Need help

#1
Hello,
I got an assignment in which i need to predict blood pressure based on weight(kg), bmi(body mass index), age, puls, stress index and duration of high blood pressure in years. In datebase are 20 patients.
After some tests and analyzation i got that parameters stress, puls and duration aren't signif. Ploted residuals and i removed one observation. After that all of the parameters are significant. R squared =0,99. The problem is that coef. of corr. between weight and bmi is 0.88 and VIF of weight is 8.25 and of bmi is 5.17 . Is there a problem with multicolinearity, considering it is a small sample, and what should I do if so, or model is okay and I can accept it.

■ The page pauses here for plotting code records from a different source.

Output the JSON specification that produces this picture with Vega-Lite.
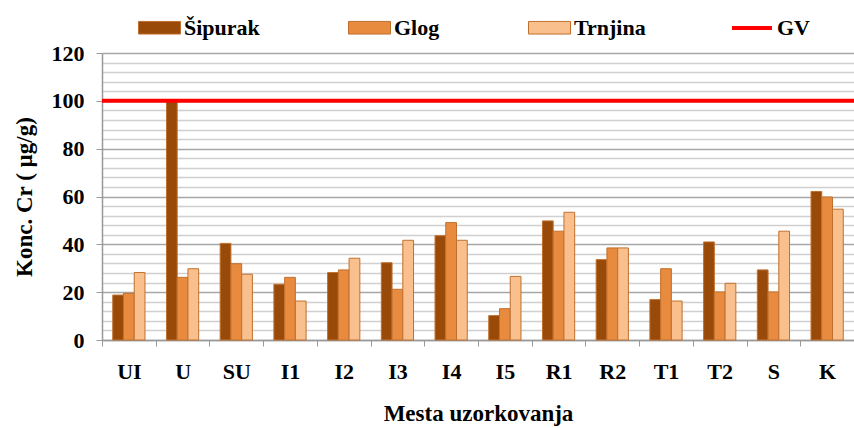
{
  "$schema": "https://vega.github.io/schema/vega-lite/v6.json",
  "width": 752,
  "height": 287,
  "autosize": {"type": "none"},
  "padding": {"left": 102, "top": 53, "right": 0, "bottom": 88},
  "background": "white",
  "config": {
    "view": {"stroke": null},
    "font": "Liberation Serif",
    "axis": {
      "labelFont": "Liberation Serif", "labelFontWeight": "bold", "labelColor": "#000",
      "titleFont": "Liberation Serif", "titleFontWeight": "bold", "titleColor": "#000"
    },
    "legend": {
      "labelFont": "Liberation Serif", "labelFontWeight": "bold", "labelFontSize": 22,
      "labelColor": "#000", "padding": 0, "orient": "none", "direction": "horizontal"
    }
  },
  "layer": [
    {
      "data": {"values": [
        {"mesto": "UI", "vrsta": "Šipurak", "vrednost": 18.8},
        {"mesto": "UI", "vrsta": "Glog", "vrednost": 19.5},
        {"mesto": "UI", "vrsta": "Trnjina", "vrednost": 28.2},
        {"mesto": "U", "vrsta": "Šipurak", "vrednost": 100},
        {"mesto": "U", "vrsta": "Glog", "vrednost": 26.2},
        {"mesto": "U", "vrsta": "Trnjina", "vrednost": 29.8},
        {"mesto": "SU", "vrsta": "Šipurak", "vrednost": 40.4},
        {"mesto": "SU", "vrsta": "Glog", "vrednost": 31.9},
        {"mesto": "SU", "vrsta": "Trnjina", "vrednost": 27.5},
        {"mesto": "I1", "vrsta": "Šipurak", "vrednost": 23.3},
        {"mesto": "I1", "vrsta": "Glog", "vrednost": 26.2},
        {"mesto": "I1", "vrsta": "Trnjina", "vrednost": 16.3},
        {"mesto": "I2", "vrsta": "Šipurak", "vrednost": 28.2},
        {"mesto": "I2", "vrsta": "Glog", "vrednost": 29.3},
        {"mesto": "I2", "vrsta": "Trnjina", "vrednost": 34.2},
        {"mesto": "I3", "vrsta": "Šipurak", "vrednost": 32.3},
        {"mesto": "I3", "vrsta": "Glog", "vrednost": 21.2},
        {"mesto": "I3", "vrsta": "Trnjina", "vrednost": 41.7},
        {"mesto": "I4", "vrsta": "Šipurak", "vrednost": 43.6},
        {"mesto": "I4", "vrsta": "Glog", "vrednost": 49.1},
        {"mesto": "I4", "vrsta": "Trnjina", "vrednost": 41.7},
        {"mesto": "I5", "vrsta": "Šipurak", "vrednost": 10.2},
        {"mesto": "I5", "vrsta": "Glog", "vrednost": 13.1},
        {"mesto": "I5", "vrsta": "Trnjina", "vrednost": 26.6},
        {"mesto": "R1", "vrsta": "Šipurak", "vrednost": 49.8},
        {"mesto": "R1", "vrsta": "Glog", "vrednost": 45.5},
        {"mesto": "R1", "vrsta": "Trnjina", "vrednost": 53.4},
        {"mesto": "R2", "vrsta": "Šipurak", "vrednost": 33.6},
        {"mesto": "R2", "vrsta": "Glog", "vrednost": 38.5},
        {"mesto": "R2", "vrsta": "Trnjina", "vrednost": 38.5},
        {"mesto": "T1", "vrsta": "Šipurak", "vrednost": 16.9},
        {"mesto": "T1", "vrsta": "Glog", "vrednost": 29.8},
        {"mesto": "T1", "vrsta": "Trnjina", "vrednost": 16.3},
        {"mesto": "T2", "vrsta": "Šipurak", "vrednost": 41.0},
        {"mesto": "T2", "vrsta": "Glog", "vrednost": 20.1},
        {"mesto": "T2", "vrsta": "Trnjina", "vrednost": 23.7},
        {"mesto": "S", "vrsta": "Šipurak", "vrednost": 29.3},
        {"mesto": "S", "vrsta": "Glog", "vrednost": 20.1},
        {"mesto": "S", "vrsta": "Trnjina", "vrednost": 45.5},
        {"mesto": "K", "vrsta": "Šipurak", "vrednost": 62.1},
        {"mesto": "K", "vrsta": "Glog", "vrednost": 59.8},
        {"mesto": "K", "vrsta": "Trnjina", "vrednost": 54.7}
      ]},
      "mark": {"type": "bar", "stroke": "#c0702e", "strokeWidth": 1},
      "encoding": {
        "x": {
          "field": "mesto", "type": "nominal", "sort": null,
          "scale": {"paddingInner": 0, "paddingOuter": 0},
          "axis": {
            "title": "Mesta uzorkovanja", "titleFontSize": 23, "titlePadding": 20,
            "labelAngle": 0, "labelFontSize": 22, "labelPadding": 15,
            "tickBand": "extent", "tickSize": 6, "tickColor": "#999", "domainColor": "#999",
            "domainWidth": 1.5, "grid": false
          }
        },
        "xOffset": {
          "field": "vrsta", "type": "nominal", "sort": ["Šipurak", "Glog", "Trnjina"],
          "scale": {"paddingInner": 0, "paddingOuter": 1.32}
        },
        "y": {
          "field": "vrednost", "type": "quantitative",
          "scale": {"domain": [0, 120], "nice": false},
          "axis": {
            "title": "Konc. Cr ( µg/g)", "titleFontSize": 23, "titlePadding": 15,
            "values": [0,4,8,12,16,20,24,28,32,36,40,44,48,52,56,60,64,68,72,76,80,84,88,92,96,100,104,108,112,116,120],
            "tickCount": 100,
            "labelExpr": "datum.value % 20 === 0 ? datum.label : ''",
            "labelOverlap": false, "labelFlush": false,
            "labelFontSize": 22, "labelPadding": 12,
            "tickSize": 6, "tickColor": "#999",
            "tickOpacity": {"condition": {"test": "datum.value % 20 === 0", "value": 1}, "value": 0},
            "domainColor": "#999", "domainWidth": 1.5,
            "grid": true, "gridWidth": 1.5,
            "gridColor": {"condition": {"test": "datum.value % 20 === 0", "value": "#a6a6a6"}, "value": "#d0d0d0"}
          }
        },
        "fill": {
          "field": "vrsta", "type": "nominal", "sort": ["Šipurak", "Glog", "Trnjina"],
          "scale": {"domain": ["Šipurak", "Glog", "Trnjina"], "range": ["#9a4a08", "#e88b3e", "#f9bf8c"]},
          "legend": {
            "title": null, "legendX": 36, "legendY": -47,
            "symbolType": "M-1,-0.3H1V0.3H-1Z", "symbolSize": 1764,
            "symbolStrokeColor": "#c0702e", "symbolStrokeWidth": 1,
            "labelOffset": 3, "columnPadding": 86
          }
        }
      }
    },
    {
      "data": {"values": [{"naziv": "GV", "vrednost": 100}]},
      "mark": {"type": "rule", "strokeWidth": 4},
      "encoding": {
        "y": {"field": "vrednost", "type": "quantitative"},
        "stroke": {
          "field": "naziv", "type": "nominal",
          "scale": {"domain": ["GV"], "range": ["#ff0000"]},
          "legend": {
            "title": null, "legendX": 628, "legendY": -47,
            "symbolType": "stroke", "symbolSize": 1600, "symbolStrokeWidth": 4,
            "labelOffset": 3
          }
        }
      }
    }
  ],
  "resolve": {"scale": {"fill": "independent", "stroke": "independent"}}
}
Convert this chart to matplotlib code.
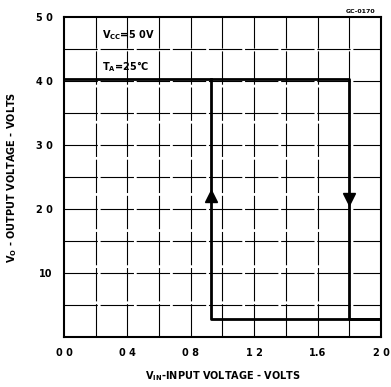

I'm really confused about VIF cut point some say <10 is good some 5 some even 4.
As bmi is weight divided by height in cm squared, how shuold i interpret coef. For example coef. of weight. If weight gets increased by one unit the blood pressure will increase by coef of weight along other variables are not changed. If weight gets changed the bmi will aslo change and i won t be able to intermpret like that way. Does that mean i have to remove one of those variables??
Sorry I am total begginer at this.
Thanks :)
 

obh

Active Member
#2
Hi Statmess,

1. 20 is a very small sample...
2. Generally, you don't necessarily let a significance level choose the model, you should start with the model from theory/researches.
3. VIF - it is only a rule of thumb as you already mentioned. bigger than 2.5 you suspect for multicollinearity bigger than 10 is definitely multicollinearity.
A Multicollinearity is only a problem if you want to know how each change in any IV influences the DV. it doesn't affect the estimation of the DV.
This also answers your BMI/Weight question.

I understand this is only an assignment...